Si, authentique crapule, vous voulez devenir respectable : mourez ! Les éloges dont bénéficie en Autriche le défunt Jörg Haider en sont la preuve.
Sous la monarchie d’avant 1789, une expression imagée avait cours pour désigner les nouveaux riches, les parvenus (que l’on retrouve de nos jours avec les oligarques russes), on parlait de « la savonnette à vilain ». Le caractère évidemment péjoratif de la formule ne tenait pas à « vilain », qui n’était initialement qu’une manière de désigner le paysan libre contrairement au serf, mais à « savonnette ».
Être noble, ou plutôt anobli, était le rêve de nombre de millionnaires de l’époque, bourgeois ou même paysans. De ces derniers, Molière dresse un portrait cruel en 1668 dans Georges Dandin.
Pour accomplir cette ambition par leurs propres moyens, les assoiffés de mondanités disposaient de deux voies : l’achat soit d’une « charge » anoblissante, puisqu’on obtenait alors à prix d’argent les postes de la fonction publique, soit d’une terre qui avait la même… propriété.

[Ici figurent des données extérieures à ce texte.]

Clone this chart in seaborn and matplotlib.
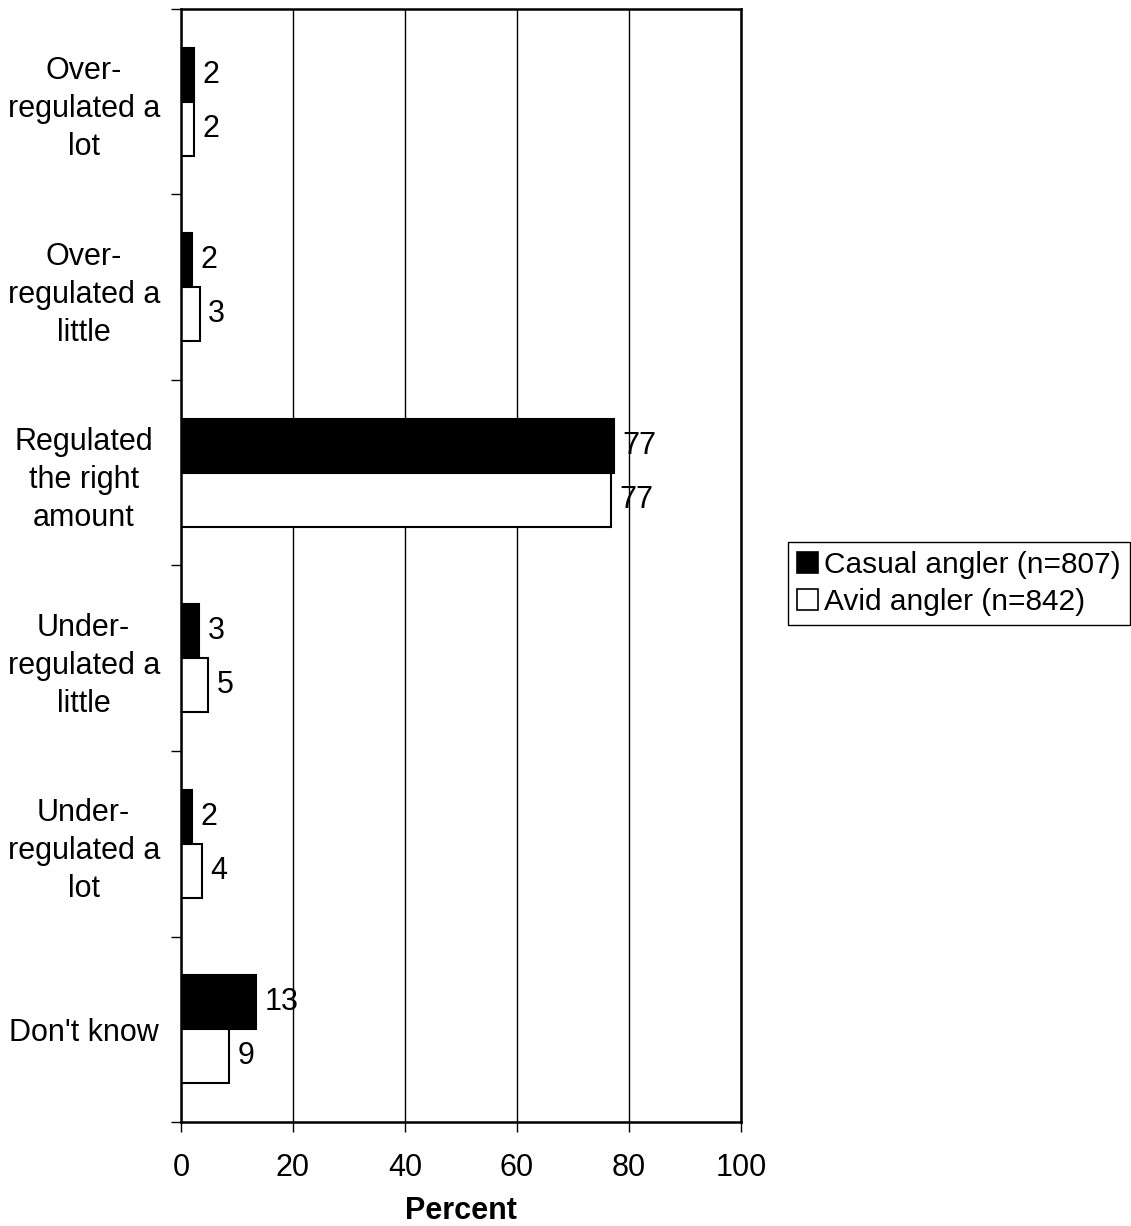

Nous connaissons aujourd’hui (hier, pas moins) une autre forme de « savonnette à vilain », cette fois dans le but de faire passer les salauds et autres crapules pour des angelots : la mort. Un exemple – ils sont légion – vient encore de nous en être donné après l’accident qui a coûté la vie à Jörg Haider, le leader populiste autrichien.

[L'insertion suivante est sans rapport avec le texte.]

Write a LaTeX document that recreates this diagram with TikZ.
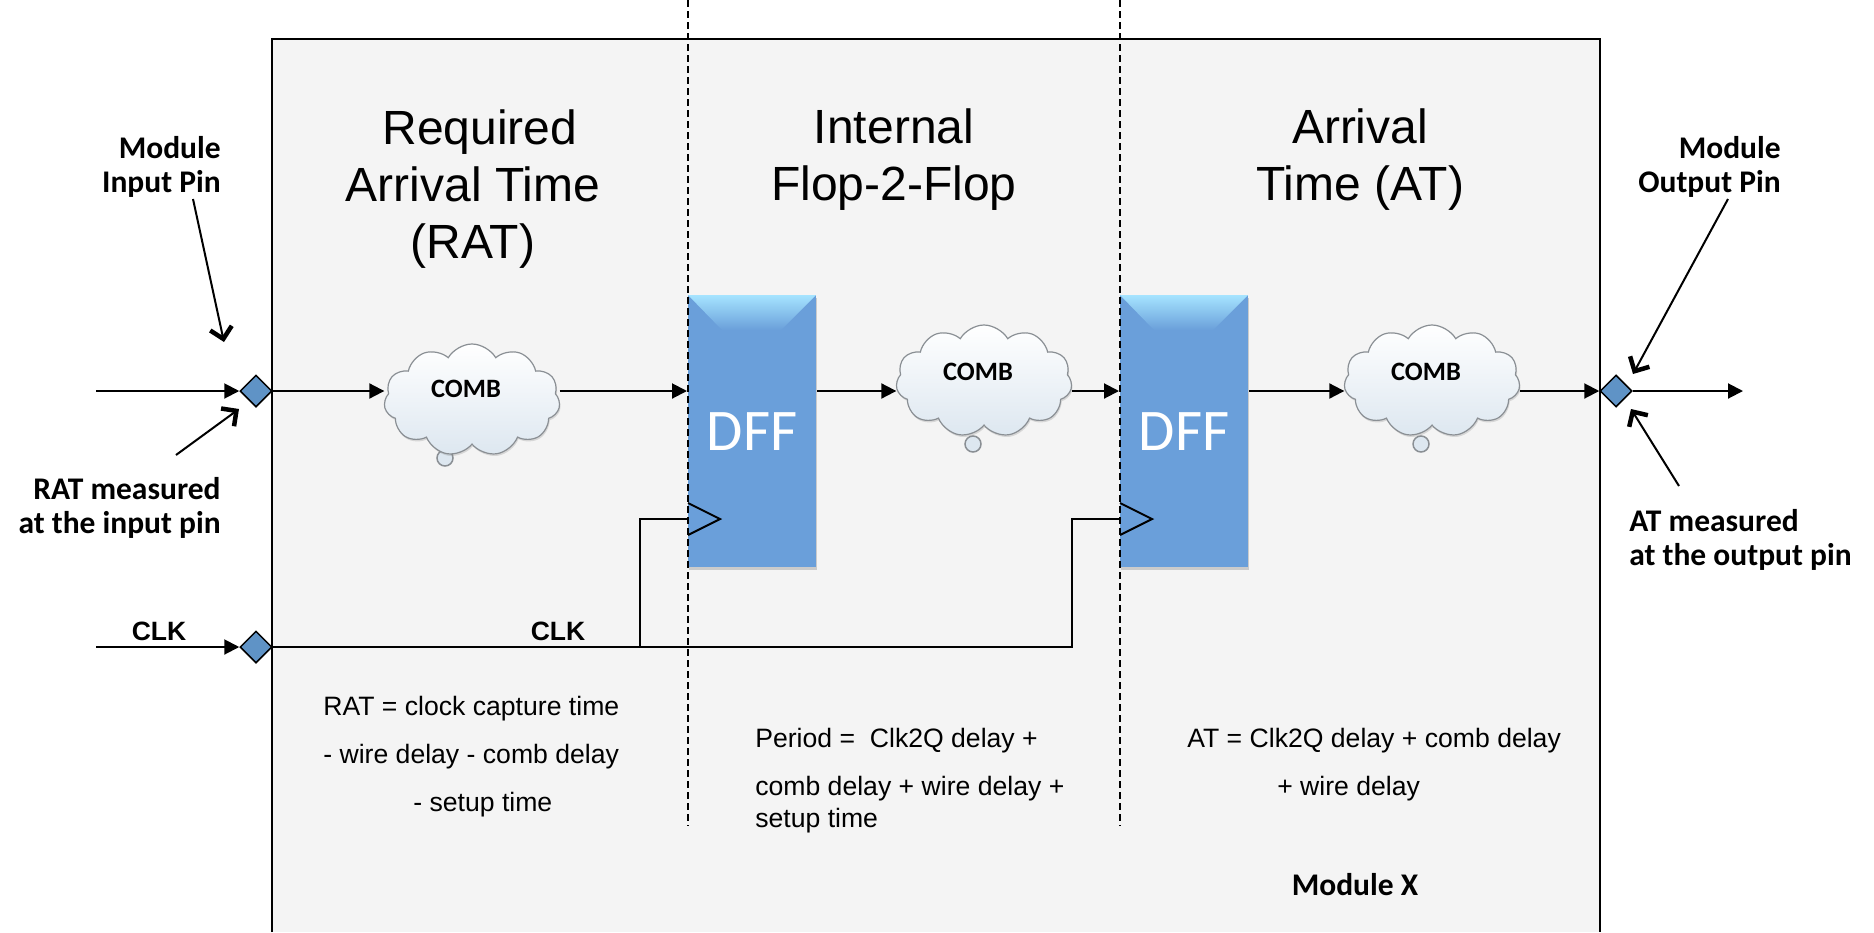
\documentclass[tikz,border=0pt]{standalone}
\usepackage{fontspec}
\setmainfont{Liberation Sans}
\newfontfamily\calibfont{Carlito}
\usepackage{tikz}
\usetikzlibrary{arrows.meta}
\usetikzlibrary{shapes.geometric,shapes.symbols}
\usetikzlibrary{shadows}
\definecolor{module gray}{HTML}{F4F4F4}
\definecolor{dff blue}{HTML}{6A9FDA}
\definecolor{pin blue}{HTML}{5F93C6}
\definecolor{cloud edge}{HTML}{8A8F94}
\definecolor{cloud tint}{HTML}{DDE7F0}
\tikzstyle{pin}=[diamond,draw,fill=pin blue,line width=1.5pt,minimum size=32pt,inner sep=0pt]
\tikzstyle{dff}=[rectangle,fill=dff blue,minimum width=128pt,minimum height=272pt,inner sep=0pt,text=white,font=\calibfont\fontsize{59}{64}\selectfont,drop shadow={shadow xshift=1pt,shadow yshift=-3pt,opacity=0.35}]
\tikzstyle{comb}=[cloud,cloud puffs=11,cloud puff arc=120,aspect=1.6,draw=cloud edge,line width=1.2pt,top color=white,bottom color=cloud tint,minimum width=176pt,minimum height=112pt,inner sep=0pt,drop shadow={shadow xshift=1pt,shadow yshift=-2pt,opacity=0.25}]
\tikzstyle{combtail}=[circle,draw=cloud edge,line width=1.5pt,fill=cloud tint,minimum size=16pt,inner sep=0pt]
\begin{document}
\begin{tikzpicture}[
  x=1pt,y=-1pt,
  line width=2pt,
  wire/.style={-{Triangle[length=15pt,width=15pt]}},
  pointer/.style={-{Straight Barb[length=11pt,width=22pt,line width=4.5pt]}},
  title/.style={font=\fontsize{48}{57}\selectfont,align=center},
  call/.style={font=\calibfont\bfseries\fontsize{31.5}{34}\selectfont},
  note/.style={font=\fontsize{26.6}{48}\selectfont,align=left,anchor=west},
  clk/.style={font=\bfseries\fontsize{26.5}{30}\selectfont},
  combtext/.style={font=\calibfont\bfseries\fontsize{26.5}{30}\selectfont,xshift=-6pt},
]
\useasboundingbox (0,0) rectangle (1874,932);
% module box runs off the bottom
\fill[module gray] (272,39) rectangle (1600,932);
\draw (272,932) -- (272,39) -- (1600,39) -- (1600,932);

\node[title] (ratTitle) at (473,189) {\hspace*{14pt}Required\\Arrival Time\\(RAT)};
\node[title] (f2fTitle) at (894,160) {Internal\\Flop-2-Flop};
\node[title] (atTitle) at (1360,160) {Arrival\\Time (AT)};

\node[pin] (inPin) at (256,391) {};
\node[pin] (clkPin) at (256,647) {};
\node[pin] (outPin) at (1616,391) {};

\node[dff] (dffA) at (752,431) {\raisebox{-19pt}[0pt][0pt]{DFF}};
\node[dff] (dffB) at (1184,431) {\raisebox{-19pt}[0pt][0pt]{DFF}};
% bevel on top of the flops
\shade[top color=blue!30!cyan!35,bottom color=dff blue] (688,295) -- (816,295) -- (781,330) -- (722,330) -- cycle;
\shade[top color=blue!30!cyan!35,bottom color=dff blue] (1120,295) -- (1248,295) -- (1213,330) -- (1154,330) -- cycle;

\node[combtail] (tailA) at (445,458) {};
\node[combtail] (tailB) at (973,444) {};
\node[combtail] (tailC) at (1421,444) {};
\node[comb,label={[combtext,yshift=11pt]center:COMB}] (combA) at (472,400) {};
\node[comb,label={[combtext,yshift=9pt]center:COMB}] (combB) at (984,381) {};
\node[comb,label={[combtext,yshift=9pt]center:COMB}] (combC) at (1432,381) {};

\coordinate (inStart) at (96,391);
\coordinate (clkStart) at (96,647);
\coordinate (outEnd) at (1743,391);
\coordinate (clkA) at (688,519);
\coordinate (clkB) at (1120,519);
\coordinate (tapA) at (640,647);
\coordinate (tapB) at (1072,647);

\draw[wire] (inStart) -- (inPin.west);
\draw[wire] (inPin.east) -- (inPin -| combA.west);
\draw[wire] (inPin -| combA.east) -- (inPin -| dffA.west);
\draw[wire] (inPin -| dffA.east) -- (inPin -| combB.west);
\draw[wire] (inPin -| combB.east) -- (inPin -| dffB.west);
\draw[wire] (inPin -| dffB.east) -- (inPin -| combC.west);
\draw[wire] (inPin -| combC.east) -- (outPin.west);
\draw[wire] (outPin.east) -- (outEnd);

\draw[wire] (clkStart) -- (clkPin.west);
\draw (clkPin.east) -- (tapB) -- (tapB |- clkB) -- (clkB);
\draw (tapA) -- (tapA |- clkA) -- (clkA);
\draw (clkA) ++(0,-16) -- ++(32,16) -- ++(-32,16);
\draw (clkB) ++(0,-16) -- ++(32,16) -- ++(-32,16);

% domain borders
\coordinate (cutAtop) at (688,0);
\coordinate (cutAend) at (688,826);
\coordinate (cutBtop) at (1120,0);
\coordinate (cutBend) at (1120,826);
\draw[dash pattern=on 7pt off 4pt,line width=1.5pt] (cutAtop) -- (cutAend);
\draw[dash pattern=on 7pt off 4pt,line width=1.5pt] (cutBtop) -- (cutBend);

\node[call,align=right,anchor=east] (inLabel) at (225,167) {Module\\Input Pin};
\node[call,align=right,anchor=east] (outLabel) at (1785,167) {Module\\Output Pin};
\node[call,align=right,anchor=east] (ratLabel) at (225,508) {RAT measured\\at the input pin};
\node[call,align=left,anchor=west] (atLabel) at (1625,540) {AT measured\\at the output pin};

\coordinate (inFrom) at (193,199);
\coordinate (inTo) at (224,342);
\coordinate (outFrom) at (1728,199);
\coordinate (outTo) at (1633,374);
\coordinate (ratFrom) at (176,455);
\coordinate (ratTo) at (239,409);
\coordinate (atFrom) at (1679,486);
\coordinate (atTo) at (1631,409);
\draw[pointer] (inFrom) -- (inTo);
\draw[pointer] (outFrom) -- (outTo);
\draw[pointer] (ratFrom) -- (ratTo);
\draw[pointer] (atFrom) -- (atTo);

\node[clk] (clkOut) at (159,631) {CLK};
\node[clk] (clkIn) at (558,631) {CLK};

\node[note] (ratNote) at (319,757) {RAT = clock capture time\\- wire delay - comb delay\\\hspace{90pt}- setup time};
\node[note] (f2fNote) at (751,781) {Period =\ \ Clk2Q delay +\\comb delay + wire delay +\\[-16pt]setup time};
\node[note] (atNote) at (1183,765) {AT = Clk2Q delay + comb delay\\\hspace{90pt}+ wire delay};
\node[call] (moduleX) at (1355,885) {Module X};
\end{tikzpicture}
\end{document}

Populiste, c’est la version politiquement correcte (cette détestable pratique langagière) des épigones du nazisme. Il était en effet moins difficile, en 2000, de faire entrer le parti de Jörg Haider au gouvernement en le baptisant populiste qu’en l’identifiant pour ce qu’il était réellement.
Notre homme meurt et les éloges déferlent sur le cercueil. Du Front national français, rien que de normal. Mais aussi du Président de la République autrichienne qui vante « un homme politique de grand talent » (où va se nicher le talent !) et déplore une « tragédie humaine » ; du social-démocrate Werner Faymann qui loue « un homme politique d’exception » (certes !) dont la disparition le touche « profondément ».
Condamnable, l’absolution post mortem est aussi imprudente. Les « nécros » complaisantes, comme on dit dans le métier, ne résistent plus à l’examen des « papiers » rédigés du vivant de l’intéressé. Ce n’est pas la moindre vertu d’un site trop connu pour qu’il soit besoin de le nommer que de permettre de telles comparaisons.
On dira alors que c’est sans risque tirer sur une ambulance puisque le cher disparu n’est plus là pour se défendre. Outre que ses héritiers sont là pour ça s’ils le souhaitent, entre la complaisance et la facilité, il existe une règle qui s’appelle le respect des faits. Il n’en est pas d’autre qui vaille.